Stated task: Starting at the first line of the data, please print exactly those lines through the one that holds "import * as", omitting every picture.

Information shown:
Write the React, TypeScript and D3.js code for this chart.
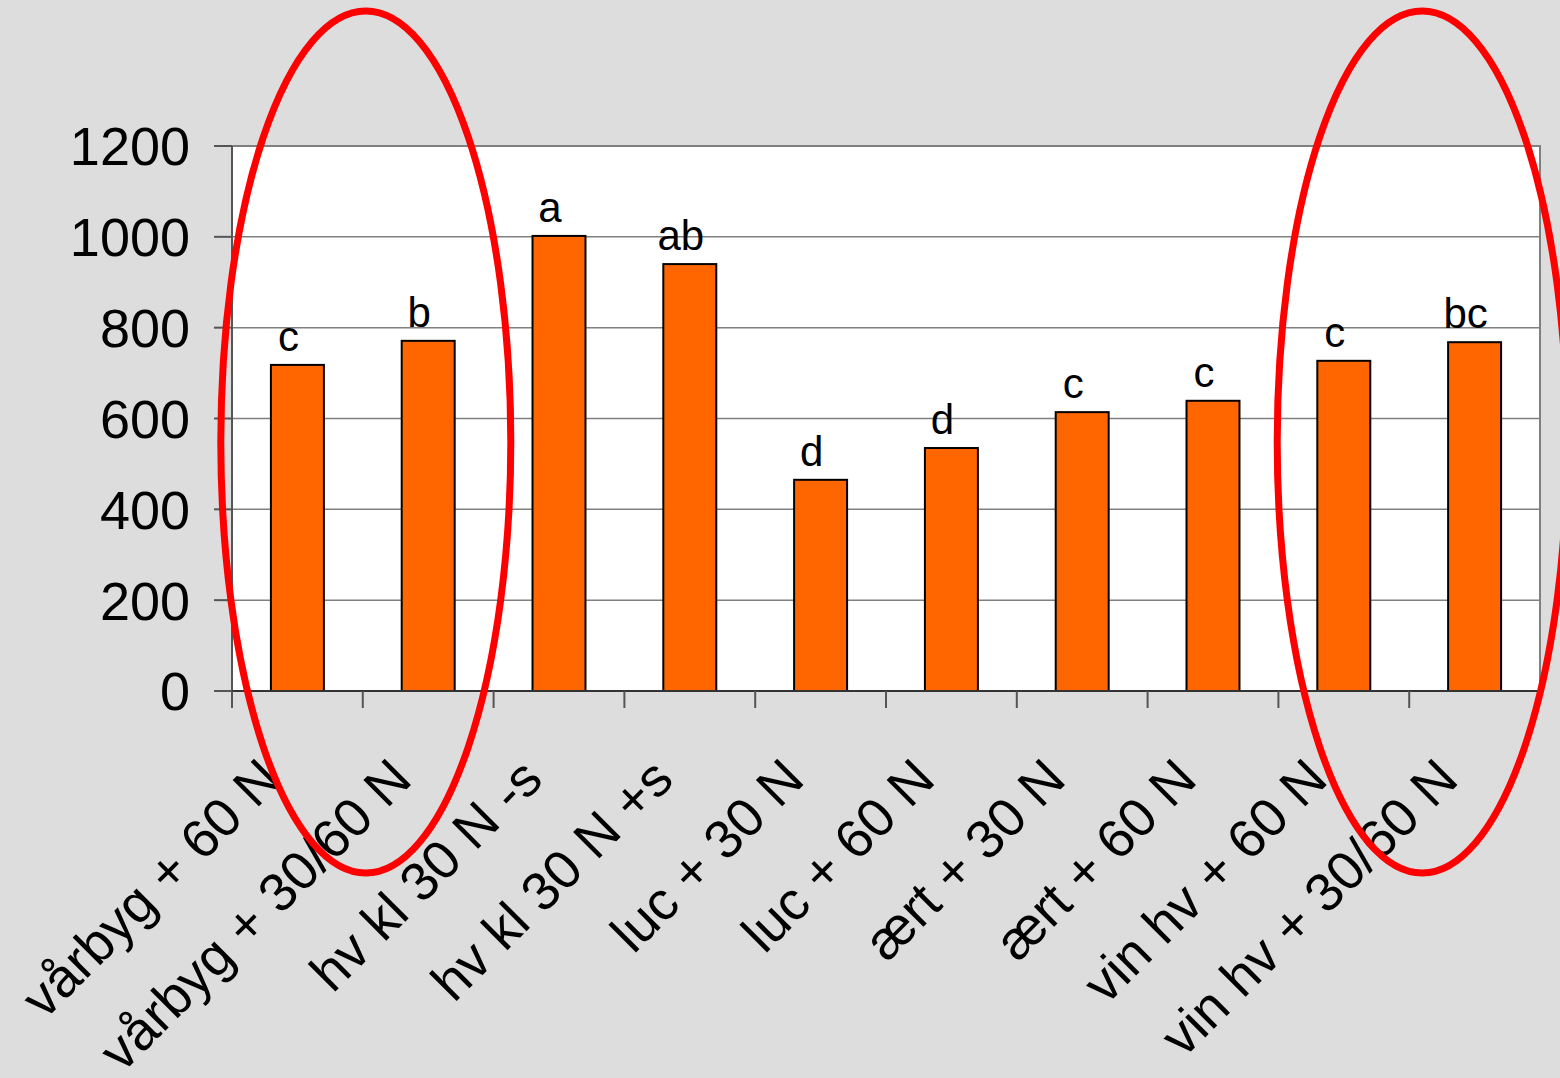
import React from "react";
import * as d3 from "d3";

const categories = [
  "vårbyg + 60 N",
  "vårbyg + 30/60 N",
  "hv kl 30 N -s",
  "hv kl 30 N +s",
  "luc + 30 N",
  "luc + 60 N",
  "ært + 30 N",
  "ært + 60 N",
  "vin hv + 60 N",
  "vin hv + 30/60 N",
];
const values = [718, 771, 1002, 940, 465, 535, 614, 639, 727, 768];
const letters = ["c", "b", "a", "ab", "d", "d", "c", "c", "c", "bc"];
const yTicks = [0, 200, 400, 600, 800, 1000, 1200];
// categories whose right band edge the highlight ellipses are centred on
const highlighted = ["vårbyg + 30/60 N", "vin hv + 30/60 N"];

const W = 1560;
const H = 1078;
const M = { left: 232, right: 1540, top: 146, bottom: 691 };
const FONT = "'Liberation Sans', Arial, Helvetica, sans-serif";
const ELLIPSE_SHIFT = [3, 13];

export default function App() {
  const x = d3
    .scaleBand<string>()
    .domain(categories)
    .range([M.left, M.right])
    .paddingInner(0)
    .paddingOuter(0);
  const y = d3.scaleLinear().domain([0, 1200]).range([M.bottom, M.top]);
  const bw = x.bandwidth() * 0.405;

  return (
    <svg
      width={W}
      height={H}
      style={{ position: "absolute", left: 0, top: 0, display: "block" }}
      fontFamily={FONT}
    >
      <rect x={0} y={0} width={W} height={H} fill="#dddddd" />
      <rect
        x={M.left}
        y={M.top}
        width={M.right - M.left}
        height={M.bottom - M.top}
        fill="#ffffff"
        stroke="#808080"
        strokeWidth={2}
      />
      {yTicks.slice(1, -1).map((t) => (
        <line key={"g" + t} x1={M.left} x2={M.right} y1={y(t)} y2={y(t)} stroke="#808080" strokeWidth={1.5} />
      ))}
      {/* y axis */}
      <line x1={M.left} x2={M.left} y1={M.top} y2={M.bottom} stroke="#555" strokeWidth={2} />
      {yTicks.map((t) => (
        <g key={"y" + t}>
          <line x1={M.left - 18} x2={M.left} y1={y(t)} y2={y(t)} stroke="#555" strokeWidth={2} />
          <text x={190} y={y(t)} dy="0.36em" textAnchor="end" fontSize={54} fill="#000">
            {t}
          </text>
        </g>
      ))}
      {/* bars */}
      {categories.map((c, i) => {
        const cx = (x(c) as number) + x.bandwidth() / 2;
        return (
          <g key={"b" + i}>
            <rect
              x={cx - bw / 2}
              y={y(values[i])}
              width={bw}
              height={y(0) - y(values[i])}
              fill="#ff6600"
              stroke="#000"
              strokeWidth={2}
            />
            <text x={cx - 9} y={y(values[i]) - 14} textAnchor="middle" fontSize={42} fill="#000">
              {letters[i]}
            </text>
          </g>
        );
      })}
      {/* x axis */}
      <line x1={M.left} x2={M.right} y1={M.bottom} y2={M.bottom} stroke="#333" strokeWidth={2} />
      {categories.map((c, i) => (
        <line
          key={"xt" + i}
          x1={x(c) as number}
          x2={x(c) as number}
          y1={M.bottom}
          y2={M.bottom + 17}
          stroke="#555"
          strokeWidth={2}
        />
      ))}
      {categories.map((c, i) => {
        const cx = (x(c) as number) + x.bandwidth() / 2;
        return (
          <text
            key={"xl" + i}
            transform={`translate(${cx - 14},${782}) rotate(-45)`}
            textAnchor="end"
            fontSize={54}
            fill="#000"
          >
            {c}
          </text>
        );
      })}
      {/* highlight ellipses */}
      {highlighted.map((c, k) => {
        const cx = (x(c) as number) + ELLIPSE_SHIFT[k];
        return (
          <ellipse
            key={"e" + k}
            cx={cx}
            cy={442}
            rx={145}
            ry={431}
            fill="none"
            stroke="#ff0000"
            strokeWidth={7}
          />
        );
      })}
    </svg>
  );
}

Written response:
Write the React, TypeScript and D3.js code for this chart.
import React from "react";
import * as d3 from "d3";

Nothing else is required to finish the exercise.